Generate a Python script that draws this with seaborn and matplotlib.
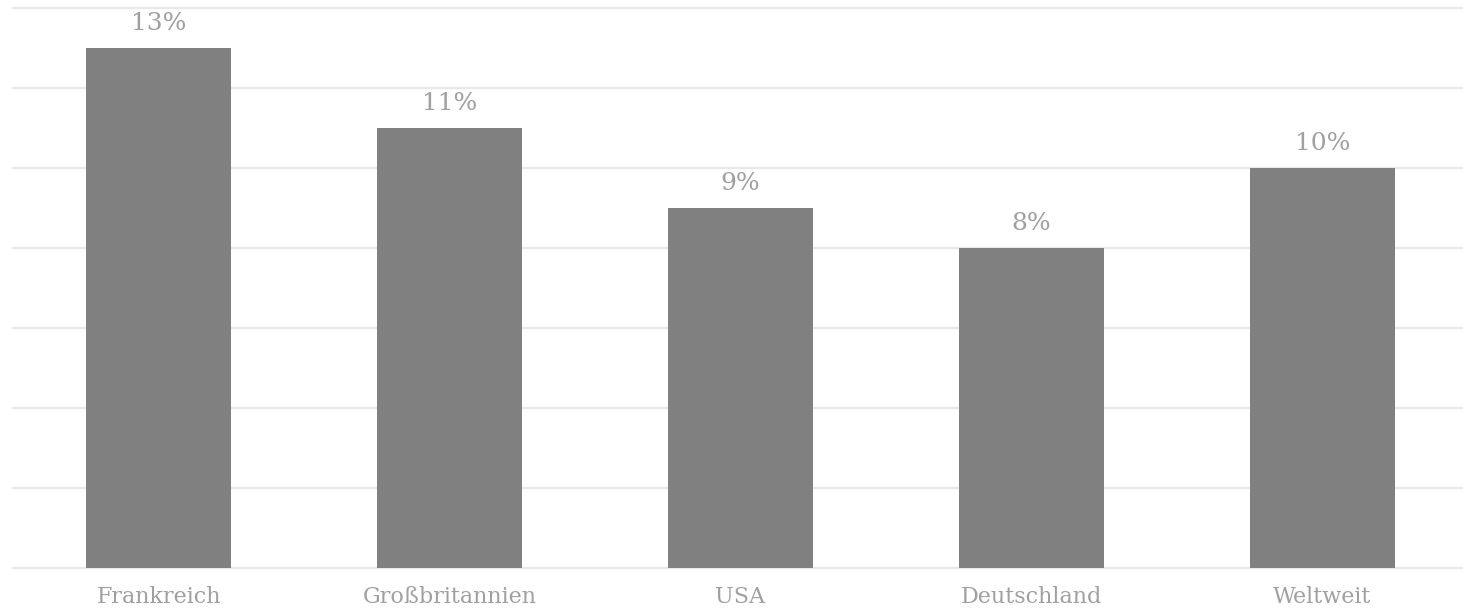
import matplotlib
matplotlib.use("Agg")
import matplotlib.pyplot as plt
import seaborn as sns
import pandas as pd

categories = ["Frankreich", "Großbritannien", "USA", "Deutschland", "Weltweit"]
values = [13, 11, 9, 8, 10]
labels = ["13%", "11%", "9%", "8%", "10%"]

sns.set_theme(style="white")
plt.rcParams["font.family"] = ["DejaVu Serif"]

df = pd.DataFrame({"cat": categories, "val": values})

fig = plt.figure(figsize=(14.63, 6.14), dpi=100)
ax = fig.add_axes([13 / 1463, 46 / 614, 1450 / 1463, 560 / 614])
sns.barplot(data=df, x="cat", y="val", color="#808080", saturation=1, width=0.5,
            linewidth=0, ax=ax, zorder=3)
ax.set_xlim(-0.5, (1463 - 13) / 291 - 0.5)
ax.set_ylim(0, 14)
ax.set_yticks(range(0, 15, 2))
ax.yaxis.grid(True, color="#e8e8e8", linewidth=1.6, zorder=0, clip_on=False)
ax.set_axisbelow(True)
for s in ax.spines.values():
    s.set_visible(False)
ax.tick_params(axis="y", left=False, labelleft=False)
ax.tick_params(axis="x", bottom=False, pad=7, labelsize=16, labelcolor="#a0a0a0")
ax.set_xlabel("")
ax.set_ylabel("")
for i, (v, t) in enumerate(zip(values, labels)):
    ax.annotate(t, (i, v), xytext=(0, 25), textcoords="offset pixels", ha="center", va="center",
                fontsize=18, color="#a0a0a0")
fig.savefig("out.png", dpi=100, facecolor="white")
★ ★ ★ ★ ★ ★ ★
* **WHAT THE TASK REQUIRES**
Set every line down exactly as written, leaving each picture out.

* **FINISHED EXERCISE**
Generate a Python script that draws this with seaborn and matplotlib.
import matplotlib
matplotlib.use("Agg")
import matplotlib.pyplot as plt
import seaborn as sns
import pandas as pd

categories = ["Frankreich", "Großbritannien", "USA", "Deutschland", "Weltweit"]
values = [13, 11, 9, 8, 10]
labels = ["13%", "11%", "9%", "8%", "10%"]

sns.set_theme(style="white")
plt.rcParams["font.family"] = ["DejaVu Serif"]

df = pd.DataFrame({"cat": categories, "val": values})

fig = plt.figure(figsize=(14.63, 6.14), dpi=100)
ax = fig.add_axes([13 / 1463, 46 / 614, 1450 / 1463, 560 / 614])
sns.barplot(data=df, x="cat", y="val", color="#808080", saturation=1, width=0.5,
            linewidth=0, ax=ax, zorder=3)
ax.set_xlim(-0.5, (1463 - 13) / 291 - 0.5)
ax.set_ylim(0, 14)
ax.set_yticks(range(0, 15, 2))
ax.yaxis.grid(True, color="#e8e8e8", linewidth=1.6, zorder=0, clip_on=False)
ax.set_axisbelow(True)
for s in ax.spines.values():
    s.set_visible(False)
ax.tick_params(axis="y", left=False, labelleft=False)
ax.tick_params(axis="x", bottom=False, pad=7, labelsize=16, labelcolor="#a0a0a0")
ax.set_xlabel("")
ax.set_ylabel("")
for i, (v, t) in enumerate(zip(values, labels)):
    ax.annotate(t, (i, v), xytext=(0, 25), textcoords="offset pixels", ha="center", va="center",
                fontsize=18, color="#a0a0a0")
fig.savefig("out.png", dpi=100, facecolor="white")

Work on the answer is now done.